Le procès renvoyé pour un problème de traduction. Parmi les mis en cause figure le préfet de la Congrégation pour la doctrine de la foi au Vatican, l'Espagnol Luis Francisco Ladaria Ferrer, qui fut consulté par le diocèse lyonnais sur le cas du père Bernard Preynat, agresseur présumé des plaignants - ce prêtre est mis en examen depuis janvier 2016 dans un dossier séparé. Mais faute de traduction, dans les délais impartis, de la citation à comparaître du prélat romain, le procès a été renvoyé au mois de janvier 2019.

"On est soixante à soixante-cinq victimes concernées". Les plaignants reprochent au Primat des Gaules de ne pas avoir dénoncé les agissements du père Preynat alors qu'il en avait été informé plusieurs années plus tôt, et de l'avoir laissé au contact d'enfants jusqu'en 2015. "Moi, j'ai 45 ans. D'après ce qu'il (le cardinal Barbarin) a pu dire en audition, il était au courant en 2005 pour l'affaire Preynat. Il y a dix ans, (mon cas) n'était pas prescrit; il y a dix ans, s'il avait mis le sujet sur la table d'un point de vue judiciaire, j'aurais pu prétendre à porter plainte contre le père Preynat et ça, on est soixante à soixante-cinq victimes concernées", déclare, dans un documentaire diffusé le 21 mars sur France 3, Bertrand Virieux, l'un des fondateurs de La Parole Libérée, qui fédère les victimes. "Si ça ce n'est pas une erreur de négligence, au minimum, d'avoir empêché soixante-cinq victimes potentielles de régler leurs comptes avec leur prédateur, je ne sais pas ce que c'est que la négligence", ajoute-t-il.

Un procès canonique ouvert. Dans le volet sur les agressions sexuelles commises par le père Preynat, l'instruction est toujours en cours. Sous contrôle judiciaire, le septuagénaire fait par ailleurs l'objet d'un procès canonique, ouvert en février 2017 mais suspendu depuis la relance des poursuites judiciaires contre le cardinal Barbarin. Lors du classement sans suite de son enquête pour non-dénonciation, le parquet de Lyon avait écarté toute volonté d'entraver la justice de la part du prélat, ainsi que tout péril imminent, les derniers abus imputables au prêtre remontant à plus de 25 ans. Il avait aussi fait valoir qu'avant 2014, date à laquelle le cardinal rencontra pour la première fois une victime, la non-dénonciation était prescrite après trois ans. C'est sur ce point que comptent batailler les avocats des plaignants.

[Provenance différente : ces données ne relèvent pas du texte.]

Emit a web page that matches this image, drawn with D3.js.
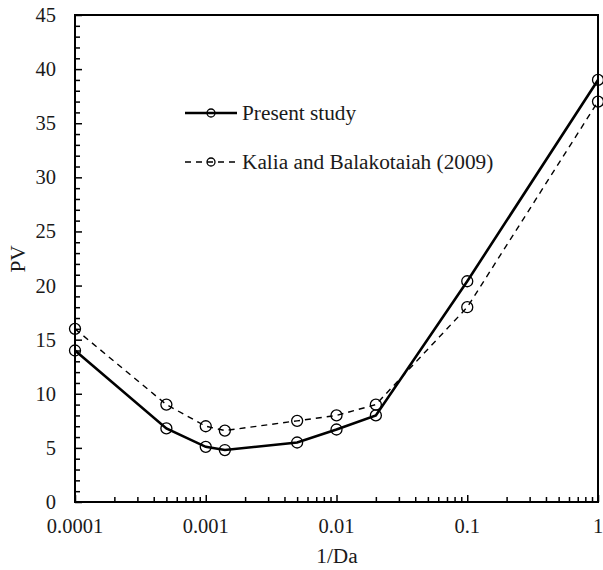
<!DOCTYPE html>
<html><head><meta charset="utf-8">
<script src="https://cdn.jsdelivr.net/npm/d3@7"></script>
<style>body{margin:0;background:#fff}text{font-family:"Liberation Serif","Times New Roman",serif;fill:#1a1a1a}</style>
</head><body><svg id="c" width="603" height="570"></svg>
<script>
const xValues = [0.0001, 0.0005, 0.001, 0.0014, 0.005, 0.01, 0.02, 0.1, 1];
const presentStudy = [14, 6.8, 5.1, 4.8, 5.5, 6.7, 8, 20.4, 39];
const kaliaBalakotaiah = [16, 9, 7, 6.6, 7.5, 8, 9, 18, 37];
const xTicks = [0.0001, 0.001, 0.01, 0.1, 1];
const xTickLabels = ["0.0001", "0.001", "0.01", "0.1", "1"];
const yTicks = [0, 5, 10, 15, 20, 25, 30, 35, 40, 45];
const seriesNames = ["Present study", "Kalia and Balakotaiah (2009)"];

const svg = d3.select("#c");
const L = 75, R = 598, T = 15, B = 502;
const x = d3.scaleLog().domain([0.0001, 1]).range([L, R]);
const y = d3.scaleLinear().domain([0, 45]).range([B, T]);
const FS = 20.5, FL = 21.3;

// minor ticks
const xMinor = [];
for (let e = -4; e < 0; e++) for (let m = 2; m <= 9; m++) xMinor.push(m * Math.pow(10, e));
const yMinor = d3.range(0, 46).filter(v => v % 5 !== 0);

const gx = svg.append("g").attr("transform", `translate(0,${B})`);
gx.call(d3.axisTop(x).tickValues(xMinor).tickSize(5).tickFormat(""));
gx.append("g").call(d3.axisTop(x).tickValues(xTicks).tickSize(7).tickFormat(""));
gx.selectAll(".domain").remove();
gx.selectAll("line").attr("stroke", "#000").attr("stroke-width", 1.5);

const gy = svg.append("g").attr("transform", `translate(${L},0)`);
gy.call(d3.axisRight(y).tickValues(yMinor).tickSize(5).tickFormat(""));
gy.append("g").call(d3.axisRight(y).tickValues(yTicks).tickSize(7).tickFormat(""));
gy.selectAll(".domain").remove();
gy.selectAll("line").attr("stroke", "#000").attr("stroke-width", 1.5);

// tick labels
svg.append("g").selectAll("text").data(xTicks).join("text")
  .attr("x", d => x(d)).attr("y", 533).attr("text-anchor", "middle")
  .attr("font-size", FS).text((d, i) => xTickLabels[i]);
svg.append("g").selectAll("text").data(yTicks).join("text")
  .attr("x", 56).attr("y", d => y(d)).attr("dy", "0.34em").attr("text-anchor", "end")
  .attr("font-size", FS).text(d => d);

// frame
svg.append("rect").attr("x", L).attr("y", T).attr("width", R - L).attr("height", B - T)
  .attr("fill", "none").attr("stroke", "#000").attr("stroke-width", 2);

// axis titles
svg.append("text").attr("x", 337).attr("y", 563).attr("text-anchor", "middle").attr("font-size", FL).text("1/Da");
svg.append("text").attr("transform", "translate(25,259) rotate(-90)").attr("text-anchor", "middle").attr("font-size", FL).text("PV");

const line = d3.line().x((d, i) => x(xValues[i])).y(d => y(d));
const styles = [
  {data: presentStudy, width: 2.6, dash: null},
  {data: kaliaBalakotaiah, width: 1.4, dash: "6,5"}
];
styles.forEach(s => {
  svg.append("path").datum(s.data).attr("d", line).attr("fill", "none")
    .attr("stroke", "#000").attr("stroke-width", s.width).attr("stroke-dasharray", s.dash);
  svg.append("g").selectAll("circle").data(s.data).join("circle")
    .attr("cx", (d, i) => x(xValues[i])).attr("cy", d => y(d)).attr("r", 5.5)
    .attr("fill", "none").attr("stroke", "#000").attr("stroke-width", 1.3);
});

// legend
const legY = [113, 162];
styles.forEach((s, i) => {
  svg.append("line").attr("x1", 185).attr("x2", 237).attr("y1", legY[i]).attr("y2", legY[i])
    .attr("stroke", "#000").attr("stroke-width", s.width).attr("stroke-dasharray", s.dash);
  svg.append("circle").attr("cx", 211).attr("cy", legY[i]).attr("r", 4)
    .attr("fill", "none").attr("stroke", "#000").attr("stroke-width", 1.3);
  svg.append("text").attr("x", 242).attr("y", legY[i]).attr("dy", "0.34em")
    .attr("font-size", FL).text(seriesNames[i]);
});
</script></body></html>
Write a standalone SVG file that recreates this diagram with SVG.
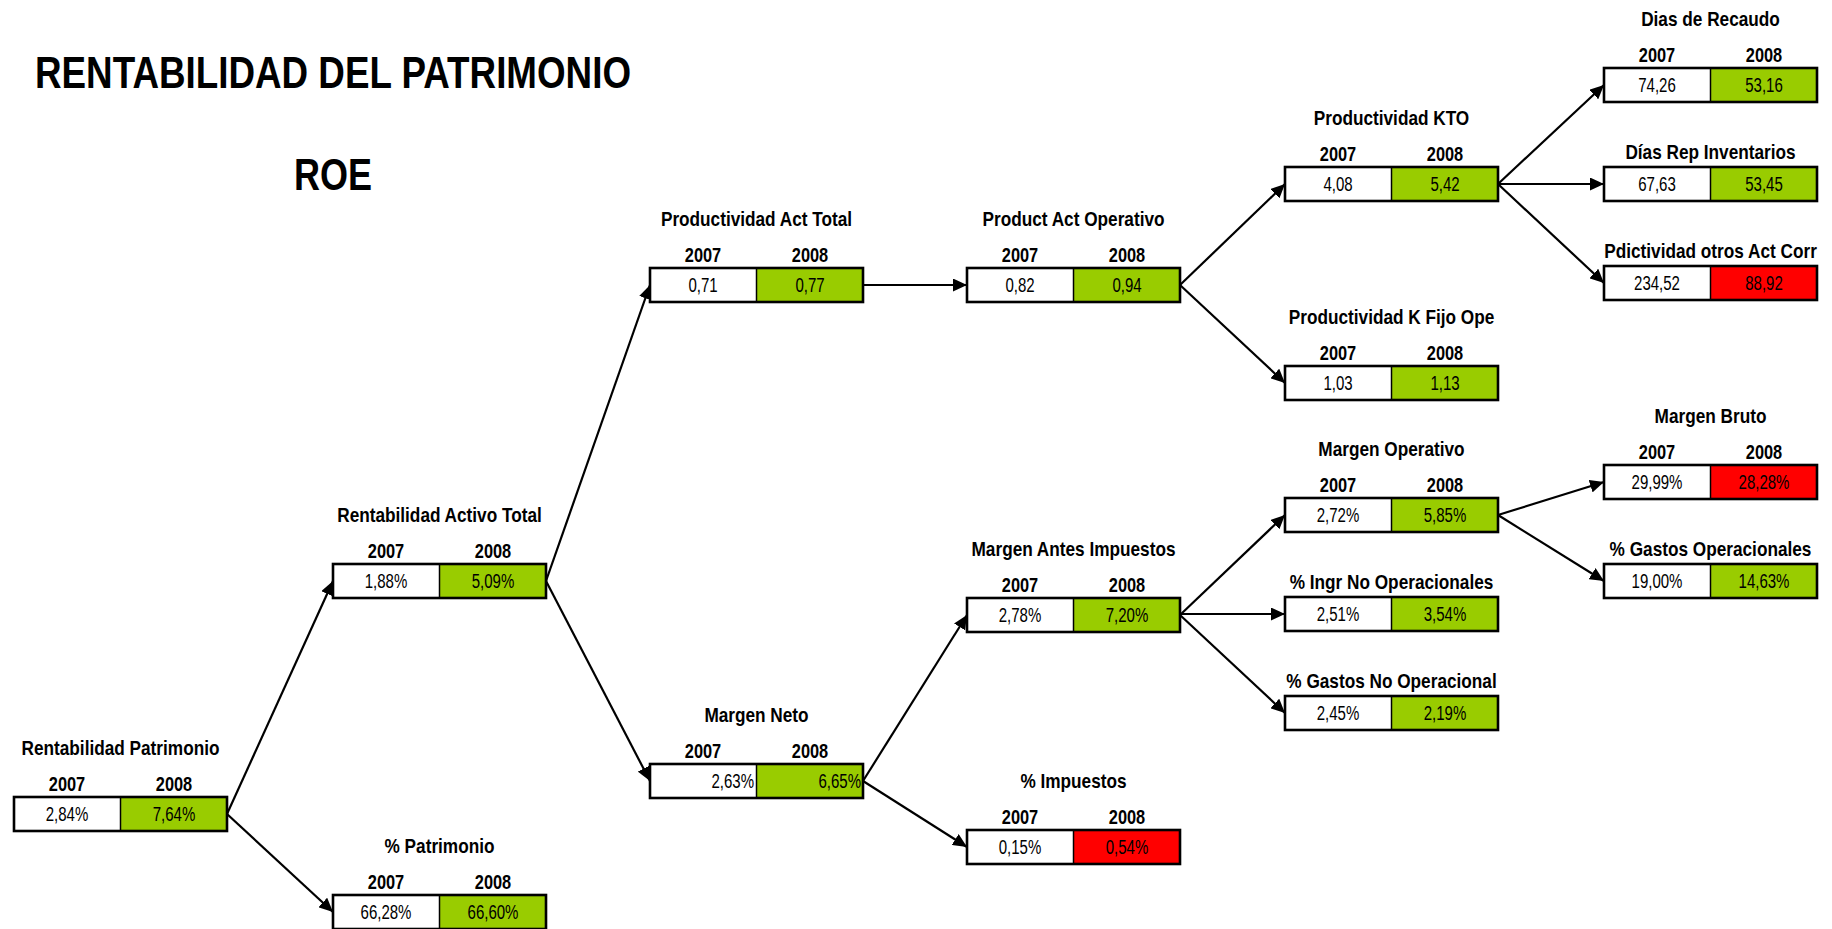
<svg xmlns="http://www.w3.org/2000/svg" width="1832" height="929" viewBox="0 0 1832 929">
<style>
text{font-family:"Liberation Sans",Arial,sans-serif;fill:#000}
.h{font-weight:bold;font-size:44px}
.t,.y{transform-box:fill-box;transform:scaleX(0.82)}
.v,.vr{transform-box:fill-box;transform:scaleX(0.77)}
.t{font-weight:bold;font-size:21px;text-anchor:middle;transform-origin:50% 50%}
.y{font-weight:bold;font-size:20px;text-anchor:middle;transform-origin:50% 50%}
.v{font-size:19.5px;text-anchor:middle;transform-origin:50% 50%}
.vr{font-size:19.5px;text-anchor:end;transform-origin:100% 50%}
.cw{fill:#fff;stroke:none}
.cg{fill:#99CC00;stroke:none}
.cr{fill:#FF0000;stroke:none}
.bd{fill:none;stroke:#000;stroke-width:2.6}
.dv{stroke:#000;stroke-width:1.5}
.cn line{stroke:#000;stroke-width:2.2;marker-end:url(#ah)}
</style>
<defs>
<marker id="ah" markerUnits="userSpaceOnUse" markerWidth="15" markerHeight="13" refX="14" refY="6.5" orient="auto">
<path d="M0,0 L14,6.5 L0,13 z" fill="#000"/>
</marker>
</defs>
<rect width="1832" height="929" fill="#fff"/>
<text class="h" x="35" y="88" textLength="596" lengthAdjust="spacingAndGlyphs">RENTABILIDAD DEL PATRIMONIO</text>
<text class="h" x="294" y="190" textLength="78" lengthAdjust="spacingAndGlyphs">ROE</text>

<g class="cn" id="connectors">
<line x1="227" y1="814" x2="333" y2="581"/>
<line x1="227" y1="814" x2="333" y2="912"/>
<line x1="546" y1="581" x2="650" y2="285"/>
<line x1="546" y1="581" x2="650" y2="781"/>
<line x1="863" y1="285" x2="967" y2="285"/>
<line x1="863" y1="781" x2="967" y2="615"/>
<line x1="863" y1="781" x2="967" y2="847"/>
<line x1="1180" y1="285" x2="1285" y2="184"/>
<line x1="1180" y1="285" x2="1285" y2="383"/>
<line x1="1180" y1="615" x2="1285" y2="515"/>
<line x1="1180" y1="614" x2="1285" y2="614"/>
<line x1="1180" y1="615" x2="1285" y2="713"/>
<line x1="1498" y1="184" x2="1604" y2="85"/>
<line x1="1498" y1="184" x2="1604" y2="184"/>
<line x1="1498" y1="184" x2="1604" y2="283"/>
<line x1="1498" y1="515" x2="1604" y2="482"/>
<line x1="1498" y1="515" x2="1604" y2="581"/>
</g>

<g id="rentabilidad-patrimonio" transform="translate(14,797)">
<text class="t" x="106.5" y="-42">Rentabilidad Patrimonio</text>
<text class="y" x="53" y="-6">2007</text><text class="y" x="160" y="-6">2008</text>
<rect class="cw" x="0" y="0" width="106.5" height="34"/><rect class="cg" x="106.5" y="0" width="106.5" height="34"/>
<line class="dv" x1="106.5" y1="0" x2="106.5" y2="34"/><rect class="bd" x="0" y="0" width="213" height="34"/>
<text class="v" x="53" y="24">2,84%</text><text class="v" x="160" y="24">7,64%</text>
</g>

<g id="pct-patrimonio" transform="translate(333,895)">
<text class="t" x="106.5" y="-42">% Patrimonio</text>
<text class="y" x="53" y="-6">2007</text><text class="y" x="160" y="-6">2008</text>
<rect class="cw" x="0" y="0" width="106.5" height="34"/><rect class="cg" x="106.5" y="0" width="106.5" height="34"/>
<line class="dv" x1="106.5" y1="0" x2="106.5" y2="34"/><rect class="bd" x="0" y="0" width="213" height="34"/>
<text class="v" x="53" y="24">66,28%</text><text class="v" x="160" y="24">66,60%</text>
</g>

<g id="rentabilidad-activo-total" transform="translate(333,564)">
<text class="t" x="106.5" y="-42">Rentabilidad Activo Total</text>
<text class="y" x="53" y="-6">2007</text><text class="y" x="160" y="-6">2008</text>
<rect class="cw" x="0" y="0" width="106.5" height="34"/><rect class="cg" x="106.5" y="0" width="106.5" height="34"/>
<line class="dv" x1="106.5" y1="0" x2="106.5" y2="34"/><rect class="bd" x="0" y="0" width="213" height="34"/>
<text class="v" x="53" y="24">1,88%</text><text class="v" x="160" y="24">5,09%</text>
</g>

<g id="productividad-act-total" transform="translate(650,268)">
<text class="t" x="106.5" y="-42">Productividad Act Total</text>
<text class="y" x="53" y="-6">2007</text><text class="y" x="160" y="-6">2008</text>
<rect class="cw" x="0" y="0" width="106.5" height="34"/><rect class="cg" x="106.5" y="0" width="106.5" height="34"/>
<line class="dv" x1="106.5" y1="0" x2="106.5" y2="34"/><rect class="bd" x="0" y="0" width="213" height="34"/>
<text class="v" x="53" y="24">0,71</text><text class="v" x="160" y="24">0,77</text>
</g>

<g id="margen-neto" transform="translate(650,764)">
<text class="t" x="106.5" y="-42">Margen Neto</text>
<text class="y" x="53" y="-6">2007</text><text class="y" x="160" y="-6">2008</text>
<rect class="cw" x="0" y="0" width="106.5" height="34"/><rect class="cg" x="106.5" y="0" width="106.5" height="34"/>
<line class="dv" x1="106.5" y1="0" x2="106.5" y2="34"/><rect class="bd" x="0" y="0" width="213" height="34"/>
<text class="vr" x="104" y="24">2,63%</text><text class="vr" x="211" y="24">6,65%</text>
</g>

<g id="product-act-operativo" transform="translate(967,268)">
<text class="t" x="106.5" y="-42">Product Act Operativo</text>
<text class="y" x="53" y="-6">2007</text><text class="y" x="160" y="-6">2008</text>
<rect class="cw" x="0" y="0" width="106.5" height="34"/><rect class="cg" x="106.5" y="0" width="106.5" height="34"/>
<line class="dv" x1="106.5" y1="0" x2="106.5" y2="34"/><rect class="bd" x="0" y="0" width="213" height="34"/>
<text class="v" x="53" y="24">0,82</text><text class="v" x="160" y="24">0,94</text>
</g>

<g id="margen-antes-impuestos" transform="translate(967,598)">
<text class="t" x="106.5" y="-42">Margen Antes Impuestos</text>
<text class="y" x="53" y="-6">2007</text><text class="y" x="160" y="-6">2008</text>
<rect class="cw" x="0" y="0" width="106.5" height="34"/><rect class="cg" x="106.5" y="0" width="106.5" height="34"/>
<line class="dv" x1="106.5" y1="0" x2="106.5" y2="34"/><rect class="bd" x="0" y="0" width="213" height="34"/>
<text class="v" x="53" y="24">2,78%</text><text class="v" x="160" y="24">7,20%</text>
</g>

<g id="pct-impuestos" transform="translate(967,830)">
<text class="t" x="106.5" y="-42">% Impuestos</text>
<text class="y" x="53" y="-6">2007</text><text class="y" x="160" y="-6">2008</text>
<rect class="cw" x="0" y="0" width="106.5" height="34"/><rect class="cr" x="106.5" y="0" width="106.5" height="34"/>
<line class="dv" x1="106.5" y1="0" x2="106.5" y2="34"/><rect class="bd" x="0" y="0" width="213" height="34"/>
<text class="v" x="53" y="24">0,15%</text><text class="v" x="160" y="24">0,54%</text>
</g>

<g id="productividad-kto" transform="translate(1285,167)">
<text class="t" x="106.5" y="-42">Productividad KTO</text>
<text class="y" x="53" y="-6">2007</text><text class="y" x="160" y="-6">2008</text>
<rect class="cw" x="0" y="0" width="106.5" height="34"/><rect class="cg" x="106.5" y="0" width="106.5" height="34"/>
<line class="dv" x1="106.5" y1="0" x2="106.5" y2="34"/><rect class="bd" x="0" y="0" width="213" height="34"/>
<text class="v" x="53" y="24">4,08</text><text class="v" x="160" y="24">5,42</text>
</g>

<g id="productividad-k-fijo-ope" transform="translate(1285,366)">
<text class="t" x="106.5" y="-42">Productividad K Fijo Ope</text>
<text class="y" x="53" y="-6">2007</text><text class="y" x="160" y="-6">2008</text>
<rect class="cw" x="0" y="0" width="106.5" height="34"/><rect class="cg" x="106.5" y="0" width="106.5" height="34"/>
<line class="dv" x1="106.5" y1="0" x2="106.5" y2="34"/><rect class="bd" x="0" y="0" width="213" height="34"/>
<text class="v" x="53" y="24">1,03</text><text class="v" x="160" y="24">1,13</text>
</g>

<g id="margen-operativo" transform="translate(1285,498)">
<text class="t" x="106.5" y="-42">Margen Operativo</text>
<text class="y" x="53" y="-6">2007</text><text class="y" x="160" y="-6">2008</text>
<rect class="cw" x="0" y="0" width="106.5" height="34"/><rect class="cg" x="106.5" y="0" width="106.5" height="34"/>
<line class="dv" x1="106.5" y1="0" x2="106.5" y2="34"/><rect class="bd" x="0" y="0" width="213" height="34"/>
<text class="v" x="53" y="24">2,72%</text><text class="v" x="160" y="24">5,85%</text>
</g>

<g id="pct-ingr-no-operacionales" transform="translate(1285,597)">
<text class="t" x="106.5" y="-8">% Ingr No Operacionales</text>
<rect class="cw" x="0" y="0" width="106.5" height="34"/><rect class="cg" x="106.5" y="0" width="106.5" height="34"/>
<line class="dv" x1="106.5" y1="0" x2="106.5" y2="34"/><rect class="bd" x="0" y="0" width="213" height="34"/>
<text class="v" x="53" y="24">2,51%</text><text class="v" x="160" y="24">3,54%</text>
</g>

<g id="pct-gastos-no-operacional" transform="translate(1285,696)">
<text class="t" x="106.5" y="-8">% Gastos No Operacional</text>
<rect class="cw" x="0" y="0" width="106.5" height="34"/><rect class="cg" x="106.5" y="0" width="106.5" height="34"/>
<line class="dv" x1="106.5" y1="0" x2="106.5" y2="34"/><rect class="bd" x="0" y="0" width="213" height="34"/>
<text class="v" x="53" y="24">2,45%</text><text class="v" x="160" y="24">2,19%</text>
</g>

<g id="dias-de-recaudo" transform="translate(1604,68)">
<text class="t" x="106.5" y="-42">Dias de Recaudo</text>
<text class="y" x="53" y="-6">2007</text><text class="y" x="160" y="-6">2008</text>
<rect class="cw" x="0" y="0" width="106.5" height="34"/><rect class="cg" x="106.5" y="0" width="106.5" height="34"/>
<line class="dv" x1="106.5" y1="0" x2="106.5" y2="34"/><rect class="bd" x="0" y="0" width="213" height="34"/>
<text class="v" x="53" y="24">74,26</text><text class="v" x="160" y="24">53,16</text>
</g>

<g id="dias-rep-inventarios" transform="translate(1604,167)">
<text class="t" x="106.5" y="-8">Días Rep Inventarios</text>
<rect class="cw" x="0" y="0" width="106.5" height="34"/><rect class="cg" x="106.5" y="0" width="106.5" height="34"/>
<line class="dv" x1="106.5" y1="0" x2="106.5" y2="34"/><rect class="bd" x="0" y="0" width="213" height="34"/>
<text class="v" x="53" y="24">67,63</text><text class="v" x="160" y="24">53,45</text>
</g>

<g id="pdictividad-otros-act-corr" transform="translate(1604,266)">
<text class="t" x="106.5" y="-8">Pdictividad otros Act Corr</text>
<rect class="cw" x="0" y="0" width="106.5" height="34"/><rect class="cr" x="106.5" y="0" width="106.5" height="34"/>
<line class="dv" x1="106.5" y1="0" x2="106.5" y2="34"/><rect class="bd" x="0" y="0" width="213" height="34"/>
<text class="v" x="53" y="24">234,52</text><text class="v" x="160" y="24">88,92</text>
</g>

<g id="margen-bruto" transform="translate(1604,465)">
<text class="t" x="106.5" y="-42">Margen Bruto</text>
<text class="y" x="53" y="-6">2007</text><text class="y" x="160" y="-6">2008</text>
<rect class="cw" x="0" y="0" width="106.5" height="34"/><rect class="cr" x="106.5" y="0" width="106.5" height="34"/>
<line class="dv" x1="106.5" y1="0" x2="106.5" y2="34"/><rect class="bd" x="0" y="0" width="213" height="34"/>
<text class="v" x="53" y="24">29,99%</text><text class="v" x="160" y="24">28,28%</text>
</g>

<g id="pct-gastos-operacionales" transform="translate(1604,564)">
<text class="t" x="106.5" y="-8">% Gastos Operacionales</text>
<rect class="cw" x="0" y="0" width="106.5" height="34"/><rect class="cg" x="106.5" y="0" width="106.5" height="34"/>
<line class="dv" x1="106.5" y1="0" x2="106.5" y2="34"/><rect class="bd" x="0" y="0" width="213" height="34"/>
<text class="v" x="53" y="24">19,00%</text><text class="v" x="160" y="24">14,63%</text>
</g>
</svg>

"On veut aller au bout". Selon eux, l'obligation de dénoncer est "continue" et le délit "occulte" dès lors que la justice est informée par un autre biais, en l'espèce la première plainte déposée contre Preynat en 2015. A leurs yeux, les faits sont bien constitués et non prescrits. "Les travaux préparatoires de la réforme (qui prévoit l'allongement de la prescription pour les agressions sexuelles sur mineur, ndlr) valident cette hypothèse", a fait valoir Me Jean Boudot.  "On veut aller au bout", avait promis en septembre, à l'issue de l'audience de consignation, François Devaux, autre fondateur de La Parole libérée. Pour l'avocat du cardinal Barbarin, Me Jean-Félix Luciani, la citation visant son client est "injustifiée" et n'apportera "rien de nouveau". "Sur le plan humain, c'est une procédure difficile à vivre pour quelqu'un qui, depuis des mois et des mois, fait l'objet d'accusations injustes, y compris sur le plan médiatique", déplorait-il en septembre.